When he left the courtroom that October after hearing the guilty verdict, Hale was “in a cheerful frame of mind,” the Associated Press noted, adding that Hale’s lawyers said he was still “jovial” the next morning.

Three years later, when Hale testified at his 1929 retrial, a reporter detected “a voice that held no tremor and a demeanor that bore no apparent anxiety.” When the court clerk read the guilty verdict, still another reporter observed, “the defendant gave no sign of emotion.”

The 'King' in Exile

William King Hale spent the better part of the next two decades in the federal penitentiary at Leavenworth, Kansas, or on its nearby prison farm, by all accounts a model prisoner.
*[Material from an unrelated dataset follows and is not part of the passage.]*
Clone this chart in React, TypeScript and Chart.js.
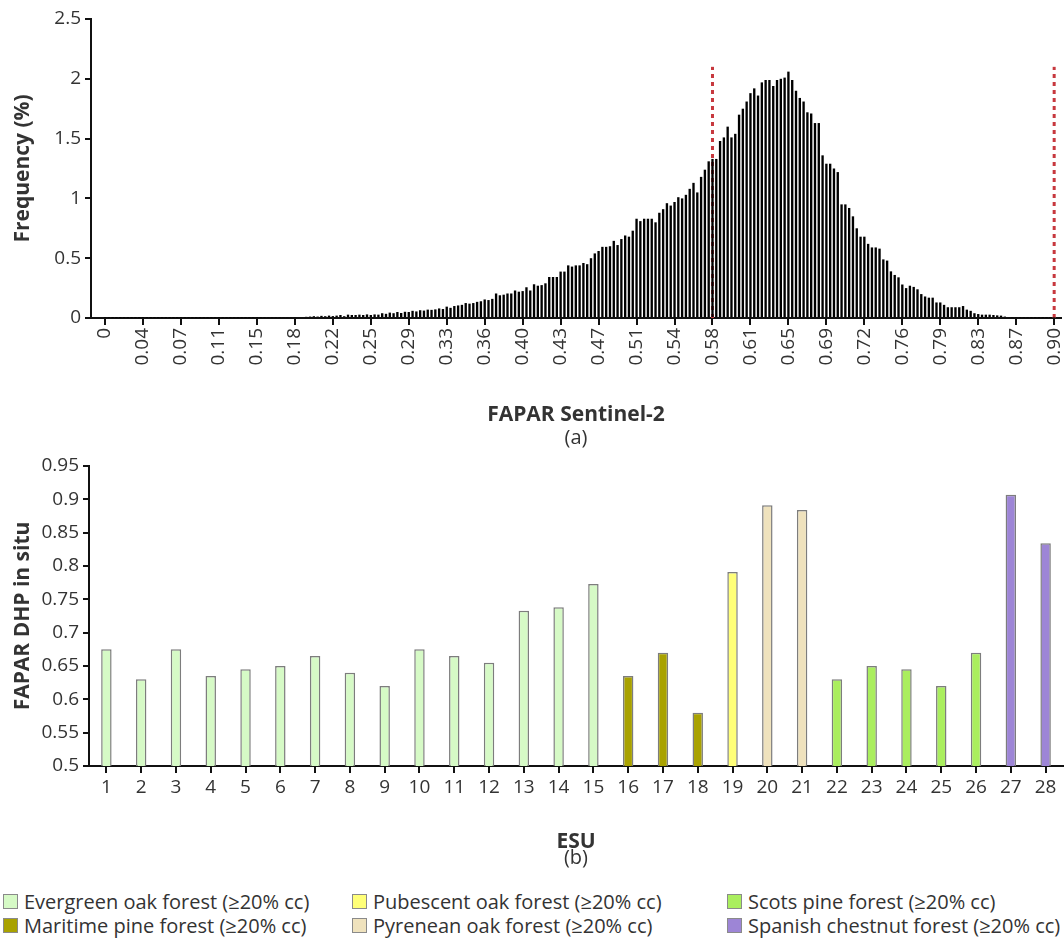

His release on parole in July 1947 came as a surprise to the Osage people, who believed he had been put away for good.

“In our minds there is no doubt that Hale was the ring leader in the mass murder of our tribesmen,” one prominent member of the Osage said. “His good conduct in prison does not mitigate the fact. I personally think he should have been hanged for his crimes.”

The FBI continued to keep tabs on Hale after his release. A 1956 memo in the FBI files, addressed to J. Edgar Hoover, reported that he was living in Montana and working at a “motor-restaurant-drive-in combination.” In recent years, he’d also held jobs on a ranch and as a dishwasher in the Range Riders’ Bar and Café, the agent noted.

Hale died in August 1962 in a Phoenix nursing home and was buried in Wichita, Kansas. The one-time King of the Osage Hills was 87.